Tal como se o véu da eternidade se abrisse e a todos e a tudo quisesse engolir.

É o ocaso,

É a trombeta.

Uma imensa porta-alçapão se fecha num baque surdo,

Leve,

Troante…

Tal fosse uma ordem, tudo fica silencioso.

Uma nova brisa, agora, toma conta do espaço rasteiro.
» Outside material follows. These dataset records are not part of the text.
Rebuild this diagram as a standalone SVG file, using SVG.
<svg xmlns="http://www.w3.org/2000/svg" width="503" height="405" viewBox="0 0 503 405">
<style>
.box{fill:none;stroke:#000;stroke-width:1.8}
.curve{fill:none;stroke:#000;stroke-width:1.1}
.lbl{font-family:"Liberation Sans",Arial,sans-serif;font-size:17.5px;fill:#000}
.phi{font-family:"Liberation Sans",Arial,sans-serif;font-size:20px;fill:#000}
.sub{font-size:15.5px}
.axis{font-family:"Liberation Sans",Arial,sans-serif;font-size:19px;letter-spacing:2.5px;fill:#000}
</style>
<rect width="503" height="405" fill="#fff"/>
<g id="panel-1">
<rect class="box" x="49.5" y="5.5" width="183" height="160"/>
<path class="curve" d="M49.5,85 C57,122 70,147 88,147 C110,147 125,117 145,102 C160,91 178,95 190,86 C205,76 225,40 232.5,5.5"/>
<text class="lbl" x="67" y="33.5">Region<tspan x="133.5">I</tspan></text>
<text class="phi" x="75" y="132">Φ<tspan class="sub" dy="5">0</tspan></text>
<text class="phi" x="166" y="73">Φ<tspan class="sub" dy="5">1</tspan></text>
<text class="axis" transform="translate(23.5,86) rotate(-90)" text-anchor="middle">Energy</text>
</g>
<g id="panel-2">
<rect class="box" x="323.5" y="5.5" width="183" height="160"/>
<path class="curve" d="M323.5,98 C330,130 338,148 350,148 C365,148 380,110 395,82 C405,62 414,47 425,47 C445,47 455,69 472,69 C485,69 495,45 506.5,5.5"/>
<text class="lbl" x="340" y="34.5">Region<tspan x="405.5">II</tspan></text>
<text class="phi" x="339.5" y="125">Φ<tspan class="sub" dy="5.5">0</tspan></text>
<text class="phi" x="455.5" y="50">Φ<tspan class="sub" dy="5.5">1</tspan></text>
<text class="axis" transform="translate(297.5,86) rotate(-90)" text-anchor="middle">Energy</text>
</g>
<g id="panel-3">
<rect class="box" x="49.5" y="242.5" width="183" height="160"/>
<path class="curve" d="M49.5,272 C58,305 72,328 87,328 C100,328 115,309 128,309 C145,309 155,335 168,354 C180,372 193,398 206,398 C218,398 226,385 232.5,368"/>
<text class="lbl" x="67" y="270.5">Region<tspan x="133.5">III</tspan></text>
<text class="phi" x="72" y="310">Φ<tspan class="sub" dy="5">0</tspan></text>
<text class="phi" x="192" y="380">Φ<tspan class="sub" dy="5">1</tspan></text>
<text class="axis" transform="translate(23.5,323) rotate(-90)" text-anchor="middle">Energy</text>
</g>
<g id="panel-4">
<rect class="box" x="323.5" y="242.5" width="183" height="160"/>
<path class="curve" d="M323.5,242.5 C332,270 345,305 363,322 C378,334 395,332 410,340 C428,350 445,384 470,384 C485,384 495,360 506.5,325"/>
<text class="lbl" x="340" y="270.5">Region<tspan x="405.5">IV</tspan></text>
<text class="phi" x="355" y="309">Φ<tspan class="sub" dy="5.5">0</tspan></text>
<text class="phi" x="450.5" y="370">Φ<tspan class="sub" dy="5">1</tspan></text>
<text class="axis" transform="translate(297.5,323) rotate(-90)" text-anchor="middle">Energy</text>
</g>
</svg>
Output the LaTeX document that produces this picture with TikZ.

Avança, lenta e ininterrupta,

Igual pesadelo vazio

Tudo foge, escoa…

A luz.

A cor,

A porta,

A névoa… tudo,

Tudo vai desaparecendo.

Uma escuridão melancólica toma conta lentamente.

Já não existe nada.

É um túnel imenso, vazio, onde tudo vai sumindo…

Sumindo,

Sumindo…

VIANDANTE

Quem é aquela?

Todos se perguntam quando ela passa.

Sempre de cabeça baixa,

Vergada sob não se sabe qual peso.

Talvez da consciência.

Talvez, vencida e humilhada, curve a fronte para não ter que explicar que não conseguiu.

Vê-se apenas ela.

Quase transparente.

Vagando num monótono arrastar de pés.

Imperturbável em sua caminhada.

O rosto triste é marcado pelo tempo,

O olhar é inseguro,

Vazio,

Abstrato.

Os lábios finos e secos,

Talvez só tenham conhecido o sorriso da inocência.

O cabelo é desgrenhado.

A pela macilenta mal encobre os ossos que teimam em aparecer.

Mas ela continua a andar, parece uma jornada.
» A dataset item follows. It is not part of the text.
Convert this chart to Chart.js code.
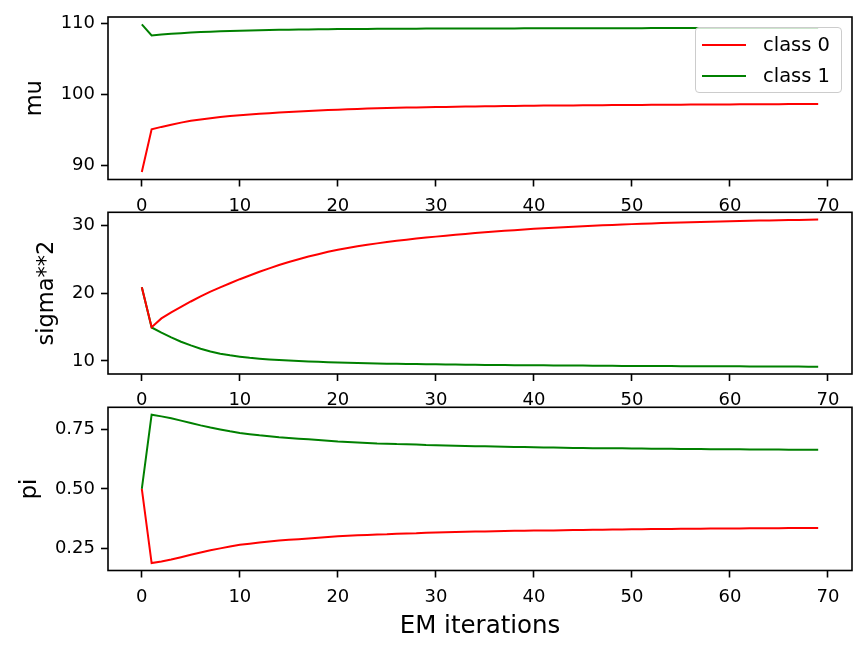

Poucos nela prestam atenção, Ninguém nunca se interessou por ele.

Se foi amado, há muito deixou de conhecer esse sentimento.
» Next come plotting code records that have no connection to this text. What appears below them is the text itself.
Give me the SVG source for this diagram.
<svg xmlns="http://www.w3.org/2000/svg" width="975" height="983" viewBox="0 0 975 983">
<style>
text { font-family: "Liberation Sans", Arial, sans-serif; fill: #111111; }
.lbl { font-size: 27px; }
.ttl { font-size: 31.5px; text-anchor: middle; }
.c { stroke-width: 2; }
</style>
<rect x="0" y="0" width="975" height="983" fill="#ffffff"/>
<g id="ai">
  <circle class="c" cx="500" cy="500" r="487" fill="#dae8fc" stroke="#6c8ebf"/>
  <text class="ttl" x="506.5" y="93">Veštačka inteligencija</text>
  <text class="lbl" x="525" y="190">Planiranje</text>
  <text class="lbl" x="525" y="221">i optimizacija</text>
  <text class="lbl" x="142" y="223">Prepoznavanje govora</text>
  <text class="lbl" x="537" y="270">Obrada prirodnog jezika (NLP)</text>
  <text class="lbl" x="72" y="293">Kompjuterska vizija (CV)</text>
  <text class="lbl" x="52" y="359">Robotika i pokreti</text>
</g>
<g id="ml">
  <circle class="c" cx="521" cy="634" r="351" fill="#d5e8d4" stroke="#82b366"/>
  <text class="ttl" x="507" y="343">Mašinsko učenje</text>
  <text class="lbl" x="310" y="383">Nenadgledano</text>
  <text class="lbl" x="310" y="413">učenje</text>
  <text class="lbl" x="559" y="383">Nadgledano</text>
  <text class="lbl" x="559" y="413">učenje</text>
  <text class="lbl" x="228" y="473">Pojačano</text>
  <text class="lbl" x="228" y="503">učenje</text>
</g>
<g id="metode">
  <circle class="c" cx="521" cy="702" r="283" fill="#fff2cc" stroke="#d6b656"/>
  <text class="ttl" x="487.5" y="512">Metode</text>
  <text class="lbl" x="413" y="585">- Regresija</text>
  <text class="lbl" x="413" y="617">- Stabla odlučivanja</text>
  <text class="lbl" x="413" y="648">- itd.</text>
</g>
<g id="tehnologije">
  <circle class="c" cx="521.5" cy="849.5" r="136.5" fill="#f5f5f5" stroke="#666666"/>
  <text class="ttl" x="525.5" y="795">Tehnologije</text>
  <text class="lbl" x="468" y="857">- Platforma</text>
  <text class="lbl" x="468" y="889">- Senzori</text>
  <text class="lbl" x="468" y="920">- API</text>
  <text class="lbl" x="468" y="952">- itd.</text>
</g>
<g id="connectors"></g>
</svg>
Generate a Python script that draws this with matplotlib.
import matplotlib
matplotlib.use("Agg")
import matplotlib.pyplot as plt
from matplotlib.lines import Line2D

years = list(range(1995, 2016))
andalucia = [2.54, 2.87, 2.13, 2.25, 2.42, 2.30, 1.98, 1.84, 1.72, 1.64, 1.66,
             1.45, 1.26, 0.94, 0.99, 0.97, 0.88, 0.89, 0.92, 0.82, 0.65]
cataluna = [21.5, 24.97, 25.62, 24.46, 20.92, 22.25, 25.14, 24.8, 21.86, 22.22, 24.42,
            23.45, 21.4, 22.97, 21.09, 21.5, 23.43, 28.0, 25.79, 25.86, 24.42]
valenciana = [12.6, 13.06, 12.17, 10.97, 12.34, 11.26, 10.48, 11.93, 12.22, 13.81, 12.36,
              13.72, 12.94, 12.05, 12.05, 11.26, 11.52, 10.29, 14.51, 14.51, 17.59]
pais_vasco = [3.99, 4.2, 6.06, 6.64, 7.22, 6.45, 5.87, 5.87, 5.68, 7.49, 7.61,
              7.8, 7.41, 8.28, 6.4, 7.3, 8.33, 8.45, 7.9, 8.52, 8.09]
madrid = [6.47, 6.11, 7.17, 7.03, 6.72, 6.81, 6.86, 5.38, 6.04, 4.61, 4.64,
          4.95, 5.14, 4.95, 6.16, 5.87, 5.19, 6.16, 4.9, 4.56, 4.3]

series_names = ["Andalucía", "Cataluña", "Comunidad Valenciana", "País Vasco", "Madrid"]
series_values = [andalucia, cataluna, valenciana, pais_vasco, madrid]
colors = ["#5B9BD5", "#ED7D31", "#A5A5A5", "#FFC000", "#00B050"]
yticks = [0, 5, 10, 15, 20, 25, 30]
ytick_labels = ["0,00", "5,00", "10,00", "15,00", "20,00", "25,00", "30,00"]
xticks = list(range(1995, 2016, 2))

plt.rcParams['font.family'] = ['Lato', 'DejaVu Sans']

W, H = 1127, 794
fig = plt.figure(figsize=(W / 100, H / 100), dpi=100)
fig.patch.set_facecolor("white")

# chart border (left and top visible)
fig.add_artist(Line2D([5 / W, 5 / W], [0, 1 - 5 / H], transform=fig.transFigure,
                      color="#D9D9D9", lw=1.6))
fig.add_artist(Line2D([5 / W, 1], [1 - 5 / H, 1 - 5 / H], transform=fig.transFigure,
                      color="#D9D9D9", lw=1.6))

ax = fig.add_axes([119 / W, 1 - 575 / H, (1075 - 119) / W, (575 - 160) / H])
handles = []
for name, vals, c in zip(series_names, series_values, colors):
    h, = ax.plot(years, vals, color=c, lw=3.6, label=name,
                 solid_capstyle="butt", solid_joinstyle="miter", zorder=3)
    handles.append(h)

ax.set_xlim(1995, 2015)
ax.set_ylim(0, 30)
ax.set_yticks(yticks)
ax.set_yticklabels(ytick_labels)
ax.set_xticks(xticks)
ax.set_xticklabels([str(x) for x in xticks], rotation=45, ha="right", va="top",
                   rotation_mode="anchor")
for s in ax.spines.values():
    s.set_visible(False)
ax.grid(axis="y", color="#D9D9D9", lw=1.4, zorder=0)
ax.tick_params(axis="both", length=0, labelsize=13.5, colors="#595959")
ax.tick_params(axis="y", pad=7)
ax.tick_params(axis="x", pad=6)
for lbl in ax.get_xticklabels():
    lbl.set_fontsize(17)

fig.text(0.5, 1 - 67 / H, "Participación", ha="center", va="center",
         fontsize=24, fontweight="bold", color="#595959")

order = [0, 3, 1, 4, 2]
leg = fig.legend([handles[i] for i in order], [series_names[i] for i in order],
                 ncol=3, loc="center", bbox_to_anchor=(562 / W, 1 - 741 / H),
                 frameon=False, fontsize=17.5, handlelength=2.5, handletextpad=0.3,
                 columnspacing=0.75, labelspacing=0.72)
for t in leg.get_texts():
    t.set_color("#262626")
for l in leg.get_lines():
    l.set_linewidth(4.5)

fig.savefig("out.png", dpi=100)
Jamais alguém perguntou se ele sente dor,

Frio,

Solidão.

É um morto vivo.

Todos pensam que devem desprezá-lo,

Humilhá-lo.

As crianças jogam-lhe pedras,

Vaiam-no, apelidam-no.

E os adultos?

É um pobre coitado,

Não teve coragem de enfrentar a vida.

É um derrotado.

Um fraco.

Devia morrer, pra que serve?

Ele não sente nada.

Já foram tantos os sofrimentos que o tornaram insensível.

Ôntico.

Ele segue adiante,

Sempre pra frente.

Parece que tem um destino.

Não procura a morte, caminha ao encontro dela.

Tenta diminuir a estrada.

Não tem nome.

O louco – é como o chamam.

Lá vem o louco – dizem.

E ele, o que ele pensa?

Nada. Sua cabeça é um poço escuro onde tudo se confunde..

Ódio,

Desdém,

Ingratidão,

Traição,

Miséria…

Será que esse pobre viandante, um dia sentiu

O reconhecimento,

A alegria,

O conforto,

A gratidão,

O amor…

Vê-se nele apenas o molambo que ele é.

E nos pensamos com o direito de censurá-lo,

De julgá-lo,

De criticá-lo.

Dele, pouco sabemos.

Vemos apenas que ele é real.

Que caminha sem abrigo,

Sem amigos,

Sem sorrisos,

Completamente só.

Até que se curve ainda mais,

E cada vez mais,

Em busca de uma das poucas coisas que é comum a todos:

A morte.

Morrer completamente.

“UM DIA DE CHUVA É TÃO BELO COMO UM DIA DE SOL. AMBOS EXISTEM, CADA UM COMO É”.